PROBLEM REQUIREMENTS: Quote exactly the lines from the start of the entries to the one with "plt.rcParams['font.family'] = ['Liberation", both ends included.
......
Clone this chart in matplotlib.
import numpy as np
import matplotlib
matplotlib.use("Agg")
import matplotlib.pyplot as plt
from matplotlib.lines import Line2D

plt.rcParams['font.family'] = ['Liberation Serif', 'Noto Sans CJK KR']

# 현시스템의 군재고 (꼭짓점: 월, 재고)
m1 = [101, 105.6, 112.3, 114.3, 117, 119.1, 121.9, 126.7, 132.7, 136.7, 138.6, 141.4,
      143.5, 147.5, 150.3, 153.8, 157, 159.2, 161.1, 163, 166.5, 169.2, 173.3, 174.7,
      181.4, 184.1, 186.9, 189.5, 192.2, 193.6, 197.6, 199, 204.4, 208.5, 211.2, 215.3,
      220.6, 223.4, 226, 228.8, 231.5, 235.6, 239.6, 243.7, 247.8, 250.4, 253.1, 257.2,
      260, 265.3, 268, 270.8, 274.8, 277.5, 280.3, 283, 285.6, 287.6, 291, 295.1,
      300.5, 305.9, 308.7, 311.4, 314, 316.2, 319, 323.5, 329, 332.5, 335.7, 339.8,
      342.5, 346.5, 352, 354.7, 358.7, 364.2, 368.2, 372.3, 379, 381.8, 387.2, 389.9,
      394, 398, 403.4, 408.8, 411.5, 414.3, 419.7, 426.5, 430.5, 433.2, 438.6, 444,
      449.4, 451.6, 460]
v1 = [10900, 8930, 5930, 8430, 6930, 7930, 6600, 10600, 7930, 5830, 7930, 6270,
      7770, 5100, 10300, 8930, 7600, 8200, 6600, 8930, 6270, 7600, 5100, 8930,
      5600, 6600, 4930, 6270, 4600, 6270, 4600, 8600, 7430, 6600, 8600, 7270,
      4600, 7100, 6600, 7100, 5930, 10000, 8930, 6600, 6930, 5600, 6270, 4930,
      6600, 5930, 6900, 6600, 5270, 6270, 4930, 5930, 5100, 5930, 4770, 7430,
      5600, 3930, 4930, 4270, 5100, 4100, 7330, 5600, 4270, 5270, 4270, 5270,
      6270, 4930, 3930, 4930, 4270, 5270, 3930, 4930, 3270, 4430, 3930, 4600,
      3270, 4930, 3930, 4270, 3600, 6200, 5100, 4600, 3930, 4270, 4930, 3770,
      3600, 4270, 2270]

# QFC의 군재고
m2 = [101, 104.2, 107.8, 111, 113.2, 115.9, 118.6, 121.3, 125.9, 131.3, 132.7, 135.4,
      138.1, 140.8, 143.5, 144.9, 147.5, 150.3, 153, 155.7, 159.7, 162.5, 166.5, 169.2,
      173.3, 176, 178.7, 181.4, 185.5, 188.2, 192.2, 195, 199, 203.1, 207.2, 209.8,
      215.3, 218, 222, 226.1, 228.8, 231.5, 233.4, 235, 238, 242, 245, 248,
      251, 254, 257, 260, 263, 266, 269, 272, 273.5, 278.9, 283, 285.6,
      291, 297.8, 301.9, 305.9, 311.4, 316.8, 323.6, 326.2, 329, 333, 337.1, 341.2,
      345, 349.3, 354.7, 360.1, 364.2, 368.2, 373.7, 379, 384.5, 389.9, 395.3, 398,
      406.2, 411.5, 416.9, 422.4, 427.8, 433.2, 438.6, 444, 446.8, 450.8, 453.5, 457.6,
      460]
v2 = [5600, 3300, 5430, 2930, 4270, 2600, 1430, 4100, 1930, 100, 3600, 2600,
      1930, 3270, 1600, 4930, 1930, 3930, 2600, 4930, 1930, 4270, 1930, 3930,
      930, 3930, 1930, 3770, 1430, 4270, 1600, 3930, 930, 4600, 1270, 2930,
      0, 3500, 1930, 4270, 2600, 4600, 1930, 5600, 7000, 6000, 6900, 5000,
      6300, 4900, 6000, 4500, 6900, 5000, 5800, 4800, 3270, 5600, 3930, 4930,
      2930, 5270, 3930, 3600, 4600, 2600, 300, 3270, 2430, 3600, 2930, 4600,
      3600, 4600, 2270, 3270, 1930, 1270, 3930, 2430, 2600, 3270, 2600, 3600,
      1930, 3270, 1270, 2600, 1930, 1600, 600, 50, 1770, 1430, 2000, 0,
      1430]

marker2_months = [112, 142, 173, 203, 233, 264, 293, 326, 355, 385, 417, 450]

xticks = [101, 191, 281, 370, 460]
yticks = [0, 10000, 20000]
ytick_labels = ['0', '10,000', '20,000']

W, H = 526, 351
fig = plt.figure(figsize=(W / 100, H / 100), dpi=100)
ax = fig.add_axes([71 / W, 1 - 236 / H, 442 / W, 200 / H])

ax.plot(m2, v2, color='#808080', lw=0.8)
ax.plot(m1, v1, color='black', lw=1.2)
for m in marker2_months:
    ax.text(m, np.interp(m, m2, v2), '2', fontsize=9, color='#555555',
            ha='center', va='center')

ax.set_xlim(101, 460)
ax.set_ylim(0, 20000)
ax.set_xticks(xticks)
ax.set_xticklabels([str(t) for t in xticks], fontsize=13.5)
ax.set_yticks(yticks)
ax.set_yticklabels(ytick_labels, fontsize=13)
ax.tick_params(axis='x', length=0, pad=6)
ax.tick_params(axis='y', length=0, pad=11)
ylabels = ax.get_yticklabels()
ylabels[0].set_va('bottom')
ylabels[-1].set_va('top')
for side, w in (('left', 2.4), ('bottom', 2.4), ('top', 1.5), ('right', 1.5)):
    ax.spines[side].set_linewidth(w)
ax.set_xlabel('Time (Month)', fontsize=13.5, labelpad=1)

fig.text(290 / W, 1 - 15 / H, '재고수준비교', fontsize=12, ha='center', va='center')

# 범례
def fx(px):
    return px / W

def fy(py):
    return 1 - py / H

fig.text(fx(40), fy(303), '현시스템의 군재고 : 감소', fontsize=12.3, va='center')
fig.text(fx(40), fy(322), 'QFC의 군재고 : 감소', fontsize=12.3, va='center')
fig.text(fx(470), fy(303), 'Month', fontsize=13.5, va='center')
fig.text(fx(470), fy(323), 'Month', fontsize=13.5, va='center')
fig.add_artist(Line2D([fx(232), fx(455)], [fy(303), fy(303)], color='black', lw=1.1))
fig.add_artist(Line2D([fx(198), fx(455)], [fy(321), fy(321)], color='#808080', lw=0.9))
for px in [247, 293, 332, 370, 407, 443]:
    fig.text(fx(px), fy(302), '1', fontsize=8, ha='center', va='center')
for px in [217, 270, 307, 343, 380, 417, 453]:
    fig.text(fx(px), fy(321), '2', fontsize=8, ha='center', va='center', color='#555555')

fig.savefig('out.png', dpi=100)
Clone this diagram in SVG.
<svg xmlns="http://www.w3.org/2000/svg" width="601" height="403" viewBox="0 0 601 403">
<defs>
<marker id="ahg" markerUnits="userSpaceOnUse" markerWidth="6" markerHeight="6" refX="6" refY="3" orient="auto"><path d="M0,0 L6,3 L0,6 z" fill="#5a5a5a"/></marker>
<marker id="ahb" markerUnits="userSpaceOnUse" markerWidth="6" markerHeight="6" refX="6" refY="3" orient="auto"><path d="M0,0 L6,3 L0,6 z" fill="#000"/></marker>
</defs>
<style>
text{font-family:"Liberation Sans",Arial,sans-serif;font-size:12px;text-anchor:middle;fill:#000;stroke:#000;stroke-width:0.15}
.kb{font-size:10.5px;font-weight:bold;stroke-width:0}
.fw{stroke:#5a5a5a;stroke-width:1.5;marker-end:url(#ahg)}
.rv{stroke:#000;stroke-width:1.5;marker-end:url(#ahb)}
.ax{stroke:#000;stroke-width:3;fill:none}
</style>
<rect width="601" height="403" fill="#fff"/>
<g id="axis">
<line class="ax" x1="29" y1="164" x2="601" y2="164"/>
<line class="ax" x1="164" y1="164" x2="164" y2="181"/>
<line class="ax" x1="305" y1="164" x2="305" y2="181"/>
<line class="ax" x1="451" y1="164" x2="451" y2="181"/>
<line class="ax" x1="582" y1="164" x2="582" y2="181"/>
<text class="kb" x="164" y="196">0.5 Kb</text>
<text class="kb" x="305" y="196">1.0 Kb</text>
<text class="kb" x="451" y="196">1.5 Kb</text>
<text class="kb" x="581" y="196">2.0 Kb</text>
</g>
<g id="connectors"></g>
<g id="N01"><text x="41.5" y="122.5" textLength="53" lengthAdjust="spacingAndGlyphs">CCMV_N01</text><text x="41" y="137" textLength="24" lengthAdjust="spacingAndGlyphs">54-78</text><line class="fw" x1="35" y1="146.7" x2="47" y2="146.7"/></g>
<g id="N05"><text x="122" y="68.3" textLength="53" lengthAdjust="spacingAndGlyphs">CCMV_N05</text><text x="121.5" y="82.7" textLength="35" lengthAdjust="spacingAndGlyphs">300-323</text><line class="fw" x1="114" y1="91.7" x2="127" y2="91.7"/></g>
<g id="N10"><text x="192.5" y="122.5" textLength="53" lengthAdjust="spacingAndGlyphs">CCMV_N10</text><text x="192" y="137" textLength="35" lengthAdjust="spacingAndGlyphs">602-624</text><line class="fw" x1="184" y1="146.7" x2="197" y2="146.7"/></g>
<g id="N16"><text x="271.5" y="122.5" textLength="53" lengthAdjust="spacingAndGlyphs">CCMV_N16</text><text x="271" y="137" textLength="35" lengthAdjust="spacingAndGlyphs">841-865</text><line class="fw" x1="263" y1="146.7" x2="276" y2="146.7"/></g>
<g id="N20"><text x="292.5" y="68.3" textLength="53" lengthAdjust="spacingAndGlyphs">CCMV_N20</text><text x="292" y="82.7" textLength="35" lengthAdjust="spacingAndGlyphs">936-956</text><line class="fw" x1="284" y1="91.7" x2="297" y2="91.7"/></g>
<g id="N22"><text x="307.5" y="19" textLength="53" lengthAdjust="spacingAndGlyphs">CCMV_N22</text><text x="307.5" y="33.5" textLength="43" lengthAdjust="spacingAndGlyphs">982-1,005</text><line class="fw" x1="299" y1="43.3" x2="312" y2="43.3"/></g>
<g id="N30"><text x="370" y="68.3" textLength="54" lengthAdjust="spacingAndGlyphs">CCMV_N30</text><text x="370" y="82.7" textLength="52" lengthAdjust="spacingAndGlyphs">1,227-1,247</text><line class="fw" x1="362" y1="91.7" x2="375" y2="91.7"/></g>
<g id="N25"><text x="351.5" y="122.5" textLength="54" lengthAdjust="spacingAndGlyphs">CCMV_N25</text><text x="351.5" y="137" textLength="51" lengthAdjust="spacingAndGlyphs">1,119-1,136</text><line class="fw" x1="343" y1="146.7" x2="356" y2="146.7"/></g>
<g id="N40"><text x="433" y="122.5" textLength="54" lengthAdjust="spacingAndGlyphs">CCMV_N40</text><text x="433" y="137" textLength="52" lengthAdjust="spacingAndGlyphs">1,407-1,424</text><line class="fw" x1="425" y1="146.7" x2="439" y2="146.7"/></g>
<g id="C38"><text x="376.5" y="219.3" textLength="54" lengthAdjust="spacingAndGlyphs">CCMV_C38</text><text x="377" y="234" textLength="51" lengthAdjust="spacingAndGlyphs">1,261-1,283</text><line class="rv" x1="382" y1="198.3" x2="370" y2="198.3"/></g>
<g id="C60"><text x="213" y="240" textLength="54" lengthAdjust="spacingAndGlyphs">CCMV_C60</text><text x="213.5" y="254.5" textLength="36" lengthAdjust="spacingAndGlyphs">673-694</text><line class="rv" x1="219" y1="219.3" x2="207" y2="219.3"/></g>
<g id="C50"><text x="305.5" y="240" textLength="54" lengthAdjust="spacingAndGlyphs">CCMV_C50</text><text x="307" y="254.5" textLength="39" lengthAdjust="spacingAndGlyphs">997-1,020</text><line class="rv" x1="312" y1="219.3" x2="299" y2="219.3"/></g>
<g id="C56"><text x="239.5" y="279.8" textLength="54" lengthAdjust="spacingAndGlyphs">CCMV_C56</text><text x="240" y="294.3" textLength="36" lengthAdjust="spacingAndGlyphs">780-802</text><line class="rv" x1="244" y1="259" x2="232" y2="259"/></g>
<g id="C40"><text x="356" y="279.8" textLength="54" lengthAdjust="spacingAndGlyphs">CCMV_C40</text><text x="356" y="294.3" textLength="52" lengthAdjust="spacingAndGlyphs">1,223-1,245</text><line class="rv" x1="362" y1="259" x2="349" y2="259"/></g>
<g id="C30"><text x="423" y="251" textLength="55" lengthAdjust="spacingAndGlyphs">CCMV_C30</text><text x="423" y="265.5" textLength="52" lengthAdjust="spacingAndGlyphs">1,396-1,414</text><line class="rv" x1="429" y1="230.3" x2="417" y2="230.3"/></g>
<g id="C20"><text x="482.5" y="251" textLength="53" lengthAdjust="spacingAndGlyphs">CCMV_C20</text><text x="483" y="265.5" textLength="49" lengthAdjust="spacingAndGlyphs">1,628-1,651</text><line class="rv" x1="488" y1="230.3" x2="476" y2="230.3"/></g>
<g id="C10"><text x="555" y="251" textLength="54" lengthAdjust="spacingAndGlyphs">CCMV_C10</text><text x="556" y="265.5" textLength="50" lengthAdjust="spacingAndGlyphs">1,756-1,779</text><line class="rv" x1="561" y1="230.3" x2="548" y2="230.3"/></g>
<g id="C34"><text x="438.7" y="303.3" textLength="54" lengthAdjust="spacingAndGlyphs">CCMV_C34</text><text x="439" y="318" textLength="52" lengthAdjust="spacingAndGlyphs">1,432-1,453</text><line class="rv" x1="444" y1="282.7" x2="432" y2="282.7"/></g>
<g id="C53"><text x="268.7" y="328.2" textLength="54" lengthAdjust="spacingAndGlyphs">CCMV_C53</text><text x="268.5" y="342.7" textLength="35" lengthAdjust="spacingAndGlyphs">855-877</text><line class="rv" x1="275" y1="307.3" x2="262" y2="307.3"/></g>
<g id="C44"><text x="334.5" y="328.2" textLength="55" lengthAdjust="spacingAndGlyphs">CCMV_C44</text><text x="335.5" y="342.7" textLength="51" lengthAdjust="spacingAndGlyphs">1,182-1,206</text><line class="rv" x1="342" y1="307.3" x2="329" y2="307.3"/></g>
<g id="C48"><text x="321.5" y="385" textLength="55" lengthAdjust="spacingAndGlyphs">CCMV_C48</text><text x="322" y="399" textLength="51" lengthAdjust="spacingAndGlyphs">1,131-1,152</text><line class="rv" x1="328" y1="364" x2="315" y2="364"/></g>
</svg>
......
RESPONSE FOR THIS EXERCISE:
Clone this chart in matplotlib.
import numpy as np
import matplotlib
matplotlib.use("Agg")
import matplotlib.pyplot as plt
from matplotlib.lines import Line2D

plt.rcParams['font.family'] = ['Liberation Serif', 'Noto Sans CJK KR']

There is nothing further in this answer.